DIY Ahi Tuna Poke Bowls
What is poke?
Pronounced poh-KAY, poke means “chunk” in Hawaiian and is a traditional Hawaiian dish of raw fish cut into cubes and marinated in a mixture of soy sauce, sesame oil, and onions that really enhances the beautiful flavor of fresh fish.

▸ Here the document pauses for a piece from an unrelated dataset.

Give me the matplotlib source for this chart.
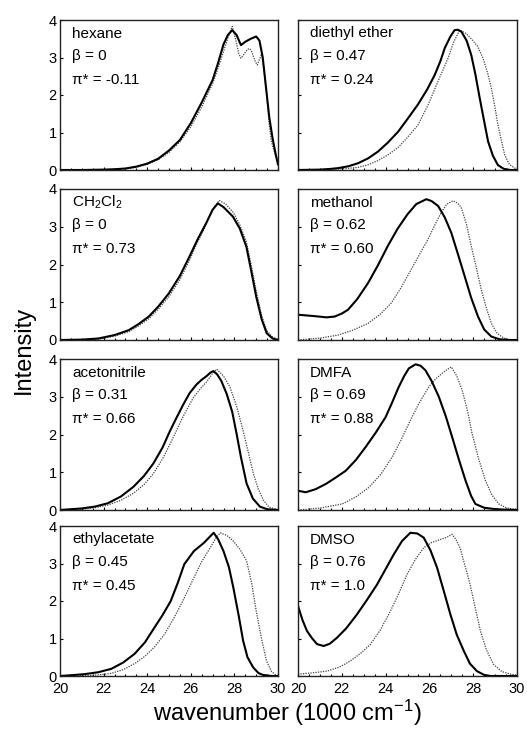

If you like raw seafood dishes such as ceviche or sushi, you will love this simple and customizable recipe. Poke is light and refreshing and perfect for enjoying in the summer. Build your own bowl with a base, sauce, and any toppings you like. The options are limitless.
How is poke prepared?
Fresh ahi tuna is cut into small, bite-sized cubes and marinated in a mixture of soy sauce, sesame oil, and onions. It’s as simple as that!
How is poke served?
Poke can be served as a first course or main course. It is most often served over warm rice as a poke bowl. While toppings are traditionally mixed in, they are more popularly placed on top of the bowl in colorful sections. With their rising popularity, unexpected ingredients have been added to poke bowls, such as mango and even corn. Poke bowls can really burst with flavor and textures.
To delight your guests with an unexpected spread, try a fun taco bar alternative: a DIY poke bowl bar. Set out a big bowl of rice, a big bowl of marinated ahi poke, and individual bowls of toppings. Your guests can customize their own bowl to their personal preferences.
For a more gourmet presentation, serve your poke in a stack using a round one-cup measuring cup or ring mold.
What toppings can you put on poke?
- Cucumber, sliced or diced
- Radish, thinly sliced
- Carrots, julienned or shredded
- Tomato, cubed
- Avocado, sliced or cubed
- Edamame (soybeans), shelled and salted
- Microgreens or sprouts
- Cabbage, shredded
- Mango, cubed
- Pineapple, cubed
- Red chili pepper, seeded and thinly sliced
- Red pepper flakes
- Jalapeño, thinly sliced
- Wasabi (Japanese horseradish)
- Chili-garlic sauce
- Spicy mayo sauce
- Toasted macadamia nuts, finely chopped
- Black and white sesame seeds
- Furikake (Japanese sesame seed and seaweed rice seasoning)
- Fried wonton strips
- Fried onion
- Seaweed salad
- Nori (dried seaweed)
- Fresh ginger, thinly sliced
- Pickled sushi ginger
- Kimchi (Korean fermented vegetables)
- Scallions (green onions), finely chopped
DIY Ahi Tuna Poke Bowls
First Course / Main Course / Seafood
- 1 lb ahi tuna steaks
- 1/3 cup soy sauce (For gluten-free, paleo and Whole30-approved recipes, substitute soy sauce with coconut aminos)
- 2 tbsp sesame oil
- 1/3 cup sweet yellow onion or green onions (scallions), thinly sliced + extra for serving
- 2-3 servings of sushi rice (short-grain Japanese rice, rice vinegar, sugar, water, salt)
- Sesame seeds
- Optional: vegetable, tropical fruit, seaweed, chilli peppers, nut and seed toppings + 4:1 spicy mayonnaise-sriracha cream sauce
- Pat fish dry with a paper towel and using a sharp knife, cut fish into bite-sized, ½-¾-inch cubes.
- Mince sweet yellow onion or thinly slice green onion. Mix with soy sauce and sesame oil. For extra flavor, add a small amount of grated ginger or garlic, a pinch of crushed red pepper, a dash of sriracha, or a splash of lime or orange juice.
- Gently toss the cubed ahi in the sauce to ensure all of the fish is coated before marinating.
- Marinate for 2 hours before serving so the flavors really permeate the fish, though you can also enjoy it after only 15 minutes of marinating.
- While the ahi is marinating, rinse the rice in a strainer until no more starch comes out and the water runs clear. Optional: soak rice in water for 30 minutes before cooking for improved texture. Use the rice settings on an electric rice cooker or Instant Pot to cook the rice. Cook sushi rice until sticky, yet fluffy, but not mushy.
- Fill your bowl with warm rice, place a serving of fresh, chilled poke on top, and dress with vegetables, tropical fruit, seaweed, and sprinkle with sesame seeds. Optional: For a spicy tuna poke bowl, make a 4:1 mixture of mayonnaise and sriracha with a splash of lime juice to drizzle on top.